Records with drawing code:
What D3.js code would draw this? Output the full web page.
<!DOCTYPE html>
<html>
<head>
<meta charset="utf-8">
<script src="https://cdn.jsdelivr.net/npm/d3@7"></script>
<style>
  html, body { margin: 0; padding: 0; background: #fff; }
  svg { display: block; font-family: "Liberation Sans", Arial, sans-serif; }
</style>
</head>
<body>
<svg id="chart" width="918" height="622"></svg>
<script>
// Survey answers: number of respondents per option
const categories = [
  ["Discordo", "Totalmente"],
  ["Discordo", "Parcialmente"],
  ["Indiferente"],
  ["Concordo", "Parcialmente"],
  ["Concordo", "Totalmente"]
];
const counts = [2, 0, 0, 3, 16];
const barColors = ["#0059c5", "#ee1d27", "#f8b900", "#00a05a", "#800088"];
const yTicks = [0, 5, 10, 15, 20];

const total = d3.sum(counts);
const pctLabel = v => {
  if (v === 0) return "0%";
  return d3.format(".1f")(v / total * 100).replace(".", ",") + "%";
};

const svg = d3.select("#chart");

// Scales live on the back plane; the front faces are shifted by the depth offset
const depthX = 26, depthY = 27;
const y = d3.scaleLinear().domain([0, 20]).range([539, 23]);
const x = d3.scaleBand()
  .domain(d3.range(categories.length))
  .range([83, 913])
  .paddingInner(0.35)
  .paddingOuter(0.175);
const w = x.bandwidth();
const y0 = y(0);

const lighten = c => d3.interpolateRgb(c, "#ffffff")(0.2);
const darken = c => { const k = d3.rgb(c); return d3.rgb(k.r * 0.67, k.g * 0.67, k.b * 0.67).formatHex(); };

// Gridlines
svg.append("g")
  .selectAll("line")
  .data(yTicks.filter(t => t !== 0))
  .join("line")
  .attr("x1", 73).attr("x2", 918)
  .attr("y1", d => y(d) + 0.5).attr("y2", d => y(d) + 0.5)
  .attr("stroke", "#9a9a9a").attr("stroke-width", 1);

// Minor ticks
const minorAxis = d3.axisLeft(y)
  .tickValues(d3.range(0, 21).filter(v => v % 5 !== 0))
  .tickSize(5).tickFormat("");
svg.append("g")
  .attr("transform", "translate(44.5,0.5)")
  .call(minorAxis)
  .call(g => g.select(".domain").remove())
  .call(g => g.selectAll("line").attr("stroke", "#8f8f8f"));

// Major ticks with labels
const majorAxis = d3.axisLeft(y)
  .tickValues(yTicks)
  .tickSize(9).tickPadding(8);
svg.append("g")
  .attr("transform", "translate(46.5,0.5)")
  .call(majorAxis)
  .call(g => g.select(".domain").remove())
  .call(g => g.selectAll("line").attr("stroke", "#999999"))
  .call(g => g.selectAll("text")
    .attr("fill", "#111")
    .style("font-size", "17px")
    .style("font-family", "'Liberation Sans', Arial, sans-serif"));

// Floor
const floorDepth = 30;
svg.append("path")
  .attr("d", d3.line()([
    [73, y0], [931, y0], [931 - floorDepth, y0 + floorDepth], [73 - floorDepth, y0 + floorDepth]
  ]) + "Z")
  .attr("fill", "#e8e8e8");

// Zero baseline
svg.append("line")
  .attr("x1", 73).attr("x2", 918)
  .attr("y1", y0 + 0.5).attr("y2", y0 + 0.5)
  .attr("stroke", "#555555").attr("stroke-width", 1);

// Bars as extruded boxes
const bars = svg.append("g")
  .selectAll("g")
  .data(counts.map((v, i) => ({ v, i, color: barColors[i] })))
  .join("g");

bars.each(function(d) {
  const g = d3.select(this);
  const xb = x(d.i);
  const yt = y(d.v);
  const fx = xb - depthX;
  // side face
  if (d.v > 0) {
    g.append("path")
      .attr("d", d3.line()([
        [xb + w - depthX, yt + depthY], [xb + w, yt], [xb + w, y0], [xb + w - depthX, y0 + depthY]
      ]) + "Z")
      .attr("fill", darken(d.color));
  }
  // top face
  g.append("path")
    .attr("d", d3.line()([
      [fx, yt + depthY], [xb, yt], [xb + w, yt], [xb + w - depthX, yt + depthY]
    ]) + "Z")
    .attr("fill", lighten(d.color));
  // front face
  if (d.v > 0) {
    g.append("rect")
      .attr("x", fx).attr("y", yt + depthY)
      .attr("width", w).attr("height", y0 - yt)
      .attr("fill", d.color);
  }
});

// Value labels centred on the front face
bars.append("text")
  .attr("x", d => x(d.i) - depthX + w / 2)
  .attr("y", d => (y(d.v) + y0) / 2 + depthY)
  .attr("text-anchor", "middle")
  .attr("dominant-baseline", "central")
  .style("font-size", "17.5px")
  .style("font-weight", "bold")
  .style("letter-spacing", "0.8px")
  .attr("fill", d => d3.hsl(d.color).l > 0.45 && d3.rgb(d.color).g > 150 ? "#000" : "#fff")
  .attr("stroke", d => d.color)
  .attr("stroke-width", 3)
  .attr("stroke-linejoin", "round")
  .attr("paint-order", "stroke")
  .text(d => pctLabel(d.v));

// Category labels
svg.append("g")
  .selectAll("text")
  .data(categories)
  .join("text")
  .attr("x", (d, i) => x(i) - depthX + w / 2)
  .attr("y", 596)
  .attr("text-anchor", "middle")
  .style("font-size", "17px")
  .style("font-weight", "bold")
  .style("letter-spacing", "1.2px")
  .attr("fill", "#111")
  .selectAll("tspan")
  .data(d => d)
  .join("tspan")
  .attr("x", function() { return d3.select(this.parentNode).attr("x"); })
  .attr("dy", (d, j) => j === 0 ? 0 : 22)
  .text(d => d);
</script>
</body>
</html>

--

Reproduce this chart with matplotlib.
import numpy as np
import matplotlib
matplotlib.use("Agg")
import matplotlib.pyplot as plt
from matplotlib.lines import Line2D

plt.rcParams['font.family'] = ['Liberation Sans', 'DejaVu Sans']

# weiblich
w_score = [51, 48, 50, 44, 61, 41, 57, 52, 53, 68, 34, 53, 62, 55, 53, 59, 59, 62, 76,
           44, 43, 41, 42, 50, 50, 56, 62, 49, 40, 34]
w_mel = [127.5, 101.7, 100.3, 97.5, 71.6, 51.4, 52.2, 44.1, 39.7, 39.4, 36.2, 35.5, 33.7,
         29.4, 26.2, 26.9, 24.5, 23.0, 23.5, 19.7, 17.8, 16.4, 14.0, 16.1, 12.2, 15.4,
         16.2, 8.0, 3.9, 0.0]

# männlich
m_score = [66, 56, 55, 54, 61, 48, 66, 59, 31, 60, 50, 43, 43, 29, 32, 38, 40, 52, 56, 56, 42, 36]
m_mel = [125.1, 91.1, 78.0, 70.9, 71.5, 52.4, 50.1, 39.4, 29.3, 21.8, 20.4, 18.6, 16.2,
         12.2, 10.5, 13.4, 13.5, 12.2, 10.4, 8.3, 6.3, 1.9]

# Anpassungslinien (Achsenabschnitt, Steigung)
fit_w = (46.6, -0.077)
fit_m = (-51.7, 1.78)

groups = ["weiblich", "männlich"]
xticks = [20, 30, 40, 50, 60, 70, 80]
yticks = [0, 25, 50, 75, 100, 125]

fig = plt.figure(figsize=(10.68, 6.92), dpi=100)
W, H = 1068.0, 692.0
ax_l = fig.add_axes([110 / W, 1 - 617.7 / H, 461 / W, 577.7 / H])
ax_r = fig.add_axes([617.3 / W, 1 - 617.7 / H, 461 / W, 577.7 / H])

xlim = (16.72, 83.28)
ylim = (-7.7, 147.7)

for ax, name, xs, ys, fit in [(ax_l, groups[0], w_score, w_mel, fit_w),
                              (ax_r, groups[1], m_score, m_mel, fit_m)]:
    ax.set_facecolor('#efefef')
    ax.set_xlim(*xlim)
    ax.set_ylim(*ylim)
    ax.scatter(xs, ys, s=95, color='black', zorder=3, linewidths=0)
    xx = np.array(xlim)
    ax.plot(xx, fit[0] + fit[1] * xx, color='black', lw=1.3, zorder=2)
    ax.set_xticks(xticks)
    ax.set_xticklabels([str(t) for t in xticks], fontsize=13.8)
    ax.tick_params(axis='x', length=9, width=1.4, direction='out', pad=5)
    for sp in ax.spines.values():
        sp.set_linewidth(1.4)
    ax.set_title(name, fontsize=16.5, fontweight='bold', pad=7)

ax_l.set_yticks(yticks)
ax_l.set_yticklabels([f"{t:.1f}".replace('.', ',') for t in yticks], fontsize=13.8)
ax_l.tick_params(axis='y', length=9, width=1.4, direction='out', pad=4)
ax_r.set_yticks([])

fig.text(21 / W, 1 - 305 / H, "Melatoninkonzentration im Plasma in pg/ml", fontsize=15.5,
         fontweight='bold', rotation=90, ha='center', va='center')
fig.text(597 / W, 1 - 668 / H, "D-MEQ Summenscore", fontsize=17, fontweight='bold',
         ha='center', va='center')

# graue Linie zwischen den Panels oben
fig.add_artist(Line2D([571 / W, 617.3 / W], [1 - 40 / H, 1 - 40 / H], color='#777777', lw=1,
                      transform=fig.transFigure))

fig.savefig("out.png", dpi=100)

## What you need to do
Reproduce the lines exactly, taking as the first line the one with "What D3.js code" and as the last line the one with "const darken = c", and include nothing else.

## Solution to this problem
What D3.js code would draw this? Output the full web page.
<!DOCTYPE html>
<html>
<head>
<meta charset="utf-8">
<script src="https://cdn.jsdelivr.net/npm/d3@7"></script>
<style>
  html, body { margin: 0; padding: 0; background: #fff; }
  svg { display: block; font-family: "Liberation Sans", Arial, sans-serif; }
</style>
</head>
<body>
<svg id="chart" width="918" height="622"></svg>
<script>
// Survey answers: number of respondents per option
const categories = [
  ["Discordo", "Totalmente"],
  ["Discordo", "Parcialmente"],
  ["Indiferente"],
  ["Concordo", "Parcialmente"],
  ["Concordo", "Totalmente"]
];
const counts = [2, 0, 0, 3, 16];
const barColors = ["#0059c5", "#ee1d27", "#f8b900", "#00a05a", "#800088"];
const yTicks = [0, 5, 10, 15, 20];

const total = d3.sum(counts);
const pctLabel = v => {
  if (v === 0) return "0%";
  return d3.format(".1f")(v / total * 100).replace(".", ",") + "%";
};

const svg = d3.select("#chart");

// Scales live on the back plane; the front faces are shifted by the depth offset
const depthX = 26, depthY = 27;
const y = d3.scaleLinear().domain([0, 20]).range([539, 23]);
const x = d3.scaleBand()
  .domain(d3.range(categories.length))
  .range([83, 913])
  .paddingInner(0.35)
  .paddingOuter(0.175);
const w = x.bandwidth();
const y0 = y(0);

const lighten = c => d3.interpolateRgb(c, "#ffffff")(0.2);
const darken = c => { const k = d3.rgb(c); return d3.rgb(k.r * 0.67, k.g * 0.67, k.b * 0.67).formatHex(); };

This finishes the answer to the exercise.